# Ordered Fields

Michael Redman

Updated 2019 May 19

# Definition of Ordered Field

A field F is an ordered field if it contains a subset P such that:

Closure under Addition.If x and y are in P, then x+y is in P.

Closure under Multiplication.If x and y are in P, then xy is in P.

Total Ordering. for any x in F, exactly one of these is true: x is in P, -x is in P, or x=0.

The subset P is called the positive set of F

# Definition of < and >

If x and y are in an ordered field with a positive set P, then x<y means y-x is in P.

# 1 $$\in$$ P, which by definition of > also means 1>0

By trichotomy axiom, exactly one of 1 or -1 is in P. However by field properties (see page on fields), $$(-1)^2$$=1, so by clousre of P under multiplication, if (-1) in P then 1 also in P, which is a contradiction.

This also explains why the 2-element field consisting of 0 and 1, cannot be an ordered field.
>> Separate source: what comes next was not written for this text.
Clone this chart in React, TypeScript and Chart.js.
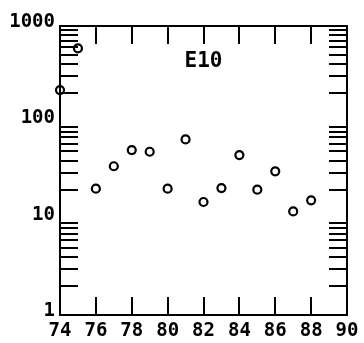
import React, { useEffect, useRef } from "react";
import { Chart, registerables } from "chart.js";

Chart.register(...registerables);

const years = [74, 75, 76, 77, 78, 79, 80, 81, 82, 83, 84, 85, 86, 87, 88];
const values = [216, 586, 20.5, 35, 51.5, 49.5, 20.5, 66.5, 14.9, 20.8, 45.7, 20, 31, 11.9, 15.5];
const xTicks = [74, 76, 78, 80, 82, 84, 86, 88, 90];
const yDecades = [1, 10, 100, 1000];
const label = "E10";

const FONT = "'DejaVu Sans Mono', monospace";

const framePlugin = {
  id: "frame",
  afterDraw(chart: any) {
    const { ctx, chartArea: a, scales } = chart;
    const xs = scales.x;
    const ys = scales.y;
    ctx.save();
    ctx.strokeStyle = "#000";
    ctx.lineWidth = 2;
    ctx.strokeRect(a.left, a.top, a.right - a.left, a.bottom - a.top);
    const L = 18;
    ctx.beginPath();
    for (const v of xTicks) {
      if (v === xTicks[0] || v === xTicks[xTicks.length - 1]) continue;
      const px = Math.round(xs.getPixelForValue(v));
      ctx.moveTo(px, a.bottom);
      ctx.lineTo(px, a.bottom - L);
      ctx.moveTo(px, a.top);
      ctx.lineTo(px, a.top + L);
    }
    for (let d = 0; d < yDecades.length - 1; d++) {
      for (let m = 2; m <= 9; m++) {
        const py = Math.round(ys.getPixelForValue(yDecades[d] * m));
        ctx.moveTo(a.left, py);
        ctx.lineTo(a.left + L, py);
        ctx.moveTo(a.right, py);
        ctx.lineTo(a.right - L, py);
      }
    }
    ctx.stroke();
    ctx.fillStyle = "#000";
    ctx.font = "bold 21px " + FONT;
    ctx.textAlign = "center";
    ctx.textBaseline = "middle";
    ctx.fillText(label, xs.getPixelForValue(82), ys.getPixelForValue(430));
    ctx.restore();
  },
};

export default function App() {
  const ref = useRef<HTMLCanvasElement>(null);
  useEffect(() => {
    const chart = new Chart(ref.current!, {
      type: "scatter",
      data: {
        datasets: [
          {
            data: years.map((x, i) => ({ x, y: values[i] })),
            pointStyle: "circle",
            pointRadius: 4,
            pointBorderWidth: 2.2,
            pointBackgroundColor: "rgba(0,0,0,0)",
            pointBorderColor: "#000",
            clip: false,
          } as any,
        ],
      },
      options: {
        animation: false,
        responsive: false,
        maintainAspectRatio: false,
        layout: { padding: { left: 0, right: 17, top: 26, bottom: 0 } },
        plugins: { legend: { display: false }, tooltip: { enabled: false } },
        scales: {
          x: {
            type: "linear",
            min: 74,
            max: 90,
            afterBuildTicks: (s: any) => {
              s.ticks = xTicks.map((v) => ({ value: v }));
            },
            afterFit: (s: any) => {
              s.height = 28;
            },
            grid: { display: false, drawTicks: false },
            border: { display: false },
            ticks: {
              color: "#000",
              padding: 5,
              maxRotation: 0,
              autoSkip: false,
              font: { family: FONT, size: 19, weight: "bold" },
            },
          },
          y: {
            type: "logarithmic",
            min: 1,
            max: 1000,
            afterBuildTicks: (s: any) => {
              s.ticks = yDecades.map((v) => ({ value: v }));
            },
            afterFit: (s: any) => {
              s.width = 60;
            },
            grid: { display: false, drawTicks: false },
            border: { display: false },
            ticks: {
              color: "#000",
              padding: 5,
              labelOffset: -4,
              autoSkip: false,
              callback: (v: any) => String(v),
              font: { family: FONT, size: 19, weight: "bold" },
            },
          },
        },
      },
      plugins: [framePlugin],
    });
    return () => chart.destroy();
  }, []);
  return (
    <div style={{ position: "fixed", left: 0, top: 0, width: 364, height: 343, background: "#fff" }}>
      <canvas ref={ref} width={364} height={343} style={{ width: 364, height: 343 }} />
    </div>
  );
}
# If x<0 and y>0 then xy<0

x<0 means -x in P. Then by closure under multiplication -xy in P, and by total ordering property -(-xy)=xy cannot also be in P. Since neither x nor y is 0 xy must be less than 0.

(This uses the properties that in a group -(-x)=x and in a field xy=0 only if at least one of x or y is 0. See the "groups" and "fields" docs for proofs of those propositions.)

# x not 0 implies $$x^2$$ > 0

If x>0 then true by closure under multiplication of the positive set.

If x<0 then by the total ordering property -x in P, and then by closure of the positive set so is $$(-x)^2$$. Since in any field -x = (-1)*x and $$(-1)^2$$=1 (see "fields" doc), $$x^2=(-x)^2$$ so $$x^2$$ in P.

# 0$$\leq$$x<y and 0$$\leq$$u<v implies xu<yv

yv is always positive by closure of the positive set. If either x or u is 0, then xu is 0 and yv is greater.

If neither x nor u is zero, then by closure of the positive set under multiplication, (y-x)(v-u)=yv-uy-xv+ux>0, and u(y-x)=uy-ux>0, and x(v-u)=vx-ux>0. By closure of the positive set under addition the sum of the left side quantities, all positive, is also positive; this is yv-ux.